-- BEGIN Provided data --

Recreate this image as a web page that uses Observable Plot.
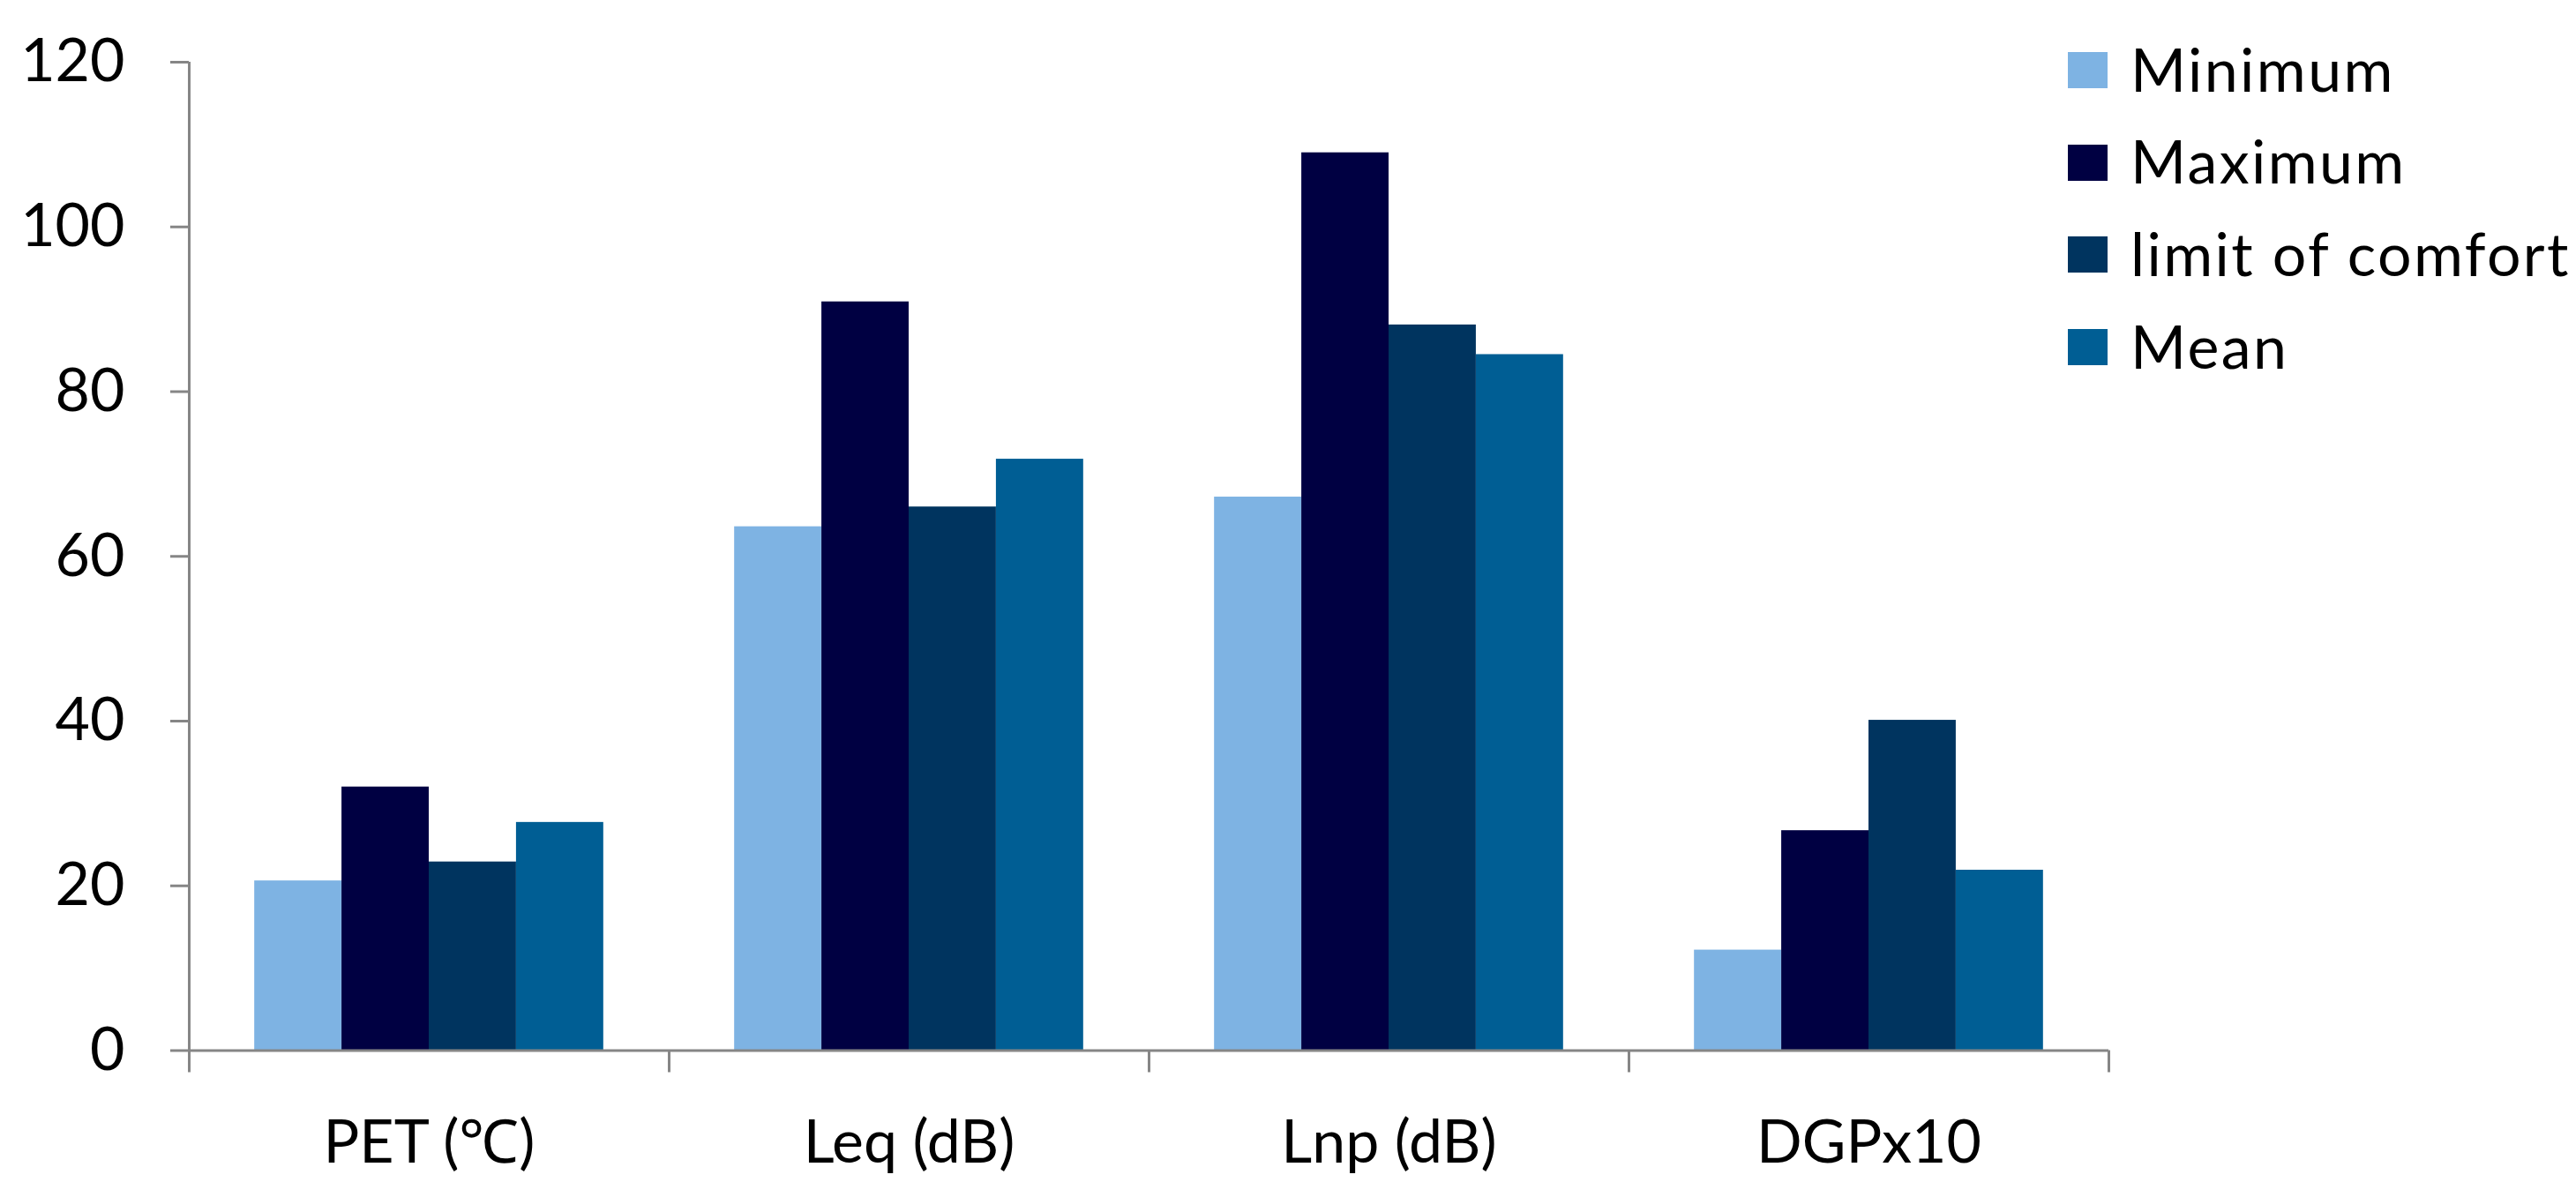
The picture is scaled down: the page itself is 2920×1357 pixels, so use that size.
<!DOCTYPE html>
<html>
<head>
<meta charset="utf-8">
<script src="https://cdn.jsdelivr.net/npm/d3@7"></script>
<script src="https://cdn.jsdelivr.net/npm/@observablehq/plot@0.6"></script>
<style>
  html, body { margin: 0; padding: 0; background: #fff; }
  #wrap { position: relative; width: 2920px; height: 1357px; font-family: Lato, "Open Sans", sans-serif; }
  #legend { position: absolute; left: 2344px; top: 0; }
  .item { position: absolute; left: 0; display: flex; align-items: center; height: 41px; }
  .sw { width: 45px; height: 41px; margin-right: 26px; flex: none; }
  .lab { font-size: 68px; letter-spacing: 2.4px; color: #000; white-space: nowrap; line-height: 1; position: relative; top: -2px; }
</style>
</head>
<body>
<div id="wrap"></div>
<script>
const categories = ["PET (\u2103)", "Leq (dB)", "Lnp (dB)", "DGPx10"];
const seriesNames = ["Minimum", "Maximum", "limit of comfort", "Mean"];
const minimum = [20.6, 63.6, 67.2, 12.2];
const maximum = [32.0, 90.9, 109.0, 26.7];
const limitOfComfort = [22.9, 66.0, 88.1, 40.1];
const mean = [27.7, 71.8, 84.5, 21.9];
const colors = ["#7EB3E3", "#000042", "#00345F", "#005E94"];
const yTicks = [0, 20, 40, 60, 80, 100, 120];

const seriesValues = [minimum, maximum, limitOfComfort, mean];
const rows = [];
seriesValues.forEach((vals, si) => {
  vals.forEach((v, ci) => rows.push({cat: ci, ser: si, series: seriesNames[si], value: v}));
});

// Excel-style clustered columns: gap width 150% -> band = 4 bars + 1.5 bar gap
const unit = 1 / 5.5;
const axisColor = "#868686";

const chart = Plot.plot({
  width: 2920,
  height: 1357,
  marginLeft: 214,
  marginRight: 530,
  marginTop: 70,
  marginBottom: 166.5,
  style: {fontFamily: "Lato, 'Open Sans', sans-serif", fontSize: "68px", color: "#000", background: "#fff"},
  x: {domain: [0, categories.length], axis: null},
  y: {domain: [0, 120], axis: null},
  color: {domain: seriesNames, range: colors},
  marks: [
    Plot.rectY(rows, {
      x1: d => d.cat + (0.75 + d.ser) * unit,
      x2: d => d.cat + (1.75 + d.ser) * unit,
      y1: 0,
      y2: "value",
      fill: "series"
    }),
    // y axis
    Plot.axisY({ticks: yTicks, tickSize: 21, tickPadding: 52, stroke: axisColor, strokeWidth: 3, fill: "#000", fontSize: 68, label: null}),
    Plot.ruleX([0], {stroke: axisColor, strokeWidth: 3}),
    // x axis line and boundary ticks
    Plot.ruleY([0], {stroke: axisColor, strokeWidth: 3}),
    Plot.axisX({ticks: d3.range(categories.length + 1), tickSize: 25, tickFormat: () => "", stroke: axisColor, strokeWidth: 3, label: null}),
    Plot.axisX({ticks: d3.range(categories.length).map(i => i + 0.5), tickSize: 0, tickPadding: 79, tickFormat: t => categories[Math.floor(t)], fill: "#000", fontSize: 68, label: null, style: {letterSpacing: "1px"}})
  ]
});

const wrap = document.getElementById("wrap");
wrap.appendChild(chart);

const legend = document.createElement("div");
legend.id = "legend";
seriesNames.forEach((name, i) => {
  const item = document.createElement("div");
  item.className = "item";
  item.style.top = (59 + i * 104.7) + "px";
  const sw = document.createElement("div");
  sw.className = "sw";
  sw.style.background = colors[i];
  const lab = document.createElement("div");
  lab.className = "lab";
  lab.textContent = name;
  item.appendChild(sw);
  item.appendChild(lab);
  legend.appendChild(item);
});
wrap.appendChild(legend);
</script>
</body>
</html>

-- END Provided data --

> _Required task_: Quote in full the listing given above; the images are to be left out.

> _Exercise solution_:
Recreate this image as a web page that uses Observable Plot.
The picture is scaled down: the page itself is 2920×1357 pixels, so use that size.
<!DOCTYPE html>
<html>
<head>
<meta charset="utf-8">
<script src="https://cdn.jsdelivr.net/npm/d3@7"></script>
<script src="https://cdn.jsdelivr.net/npm/@observablehq/plot@0.6"></script>
<style>
  html, body { margin: 0; padding: 0; background: #fff; }
  #wrap { position: relative; width: 2920px; height: 1357px; font-family: Lato, "Open Sans", sans-serif; }
  #legend { position: absolute; left: 2344px; top: 0; }
  .item { position: absolute; left: 0; display: flex; align-items: center; height: 41px; }
  .sw { width: 45px; height: 41px; margin-right: 26px; flex: none; }
  .lab { font-size: 68px; letter-spacing: 2.4px; color: #000; white-space: nowrap; line-height: 1; position: relative; top: -2px; }
</style>
</head>
<body>
<div id="wrap"></div>
<script>
const categories = ["PET (\u2103)", "Leq (dB)", "Lnp (dB)", "DGPx10"];
const seriesNames = ["Minimum", "Maximum", "limit of comfort", "Mean"];
const minimum = [20.6, 63.6, 67.2, 12.2];
const maximum = [32.0, 90.9, 109.0, 26.7];
const limitOfComfort = [22.9, 66.0, 88.1, 40.1];
const mean = [27.7, 71.8, 84.5, 21.9];
const colors = ["#7EB3E3", "#000042", "#00345F", "#005E94"];
const yTicks = [0, 20, 40, 60, 80, 100, 120];

const seriesValues = [minimum, maximum, limitOfComfort, mean];
const rows = [];
seriesValues.forEach((vals, si) => {
  vals.forEach((v, ci) => rows.push({cat: ci, ser: si, series: seriesNames[si], value: v}));
});

// Excel-style clustered columns: gap width 150% -> band = 4 bars + 1.5 bar gap
const unit = 1 / 5.5;
const axisColor = "#868686";

const chart = Plot.plot({
  width: 2920,
  height: 1357,
  marginLeft: 214,
  marginRight: 530,
  marginTop: 70,
  marginBottom: 166.5,
  style: {fontFamily: "Lato, 'Open Sans', sans-serif", fontSize: "68px", color: "#000", background: "#fff"},
  x: {domain: [0, categories.length], axis: null},
  y: {domain: [0, 120], axis: null},
  color: {domain: seriesNames, range: colors},
  marks: [
    Plot.rectY(rows, {
      x1: d => d.cat + (0.75 + d.ser) * unit,
      x2: d => d.cat + (1.75 + d.ser) * unit,
      y1: 0,
      y2: "value",
      fill: "series"
    }),
    // y axis
    Plot.axisY({ticks: yTicks, tickSize: 21, tickPadding: 52, stroke: axisColor, strokeWidth: 3, fill: "#000", fontSize: 68, label: null}),
    Plot.ruleX([0], {stroke: axisColor, strokeWidth: 3}),
    // x axis line and boundary ticks
    Plot.ruleY([0], {stroke: axisColor, strokeWidth: 3}),
    Plot.axisX({ticks: d3.range(categories.length + 1), tickSize: 25, tickFormat: () => "", stroke: axisColor, strokeWidth: 3, label: null}),
    Plot.axisX({ticks: d3.range(categories.length).map(i => i + 0.5), tickSize: 0, tickPadding: 79, tickFormat: t => categories[Math.floor(t)], fill: "#000", fontSize: 68, label: null, style: {letterSpacing: "1px"}})
  ]
});

const wrap = document.getElementById("wrap");
wrap.appendChild(chart);

const legend = document.createElement("div");
legend.id = "legend";
seriesNames.forEach((name, i) => {
  const item = document.createElement("div");
  item.className = "item";
  item.style.top = (59 + i * 104.7) + "px";
  const sw = document.createElement("div");
  sw.className = "sw";
  sw.style.background = colors[i];
  const lab = document.createElement("div");
  lab.className = "lab";
  lab.textContent = name;
  item.appendChild(sw);
  item.appendChild(lab);
  legend.appendChild(item);
});
wrap.appendChild(legend);
</script>
</body>
</html>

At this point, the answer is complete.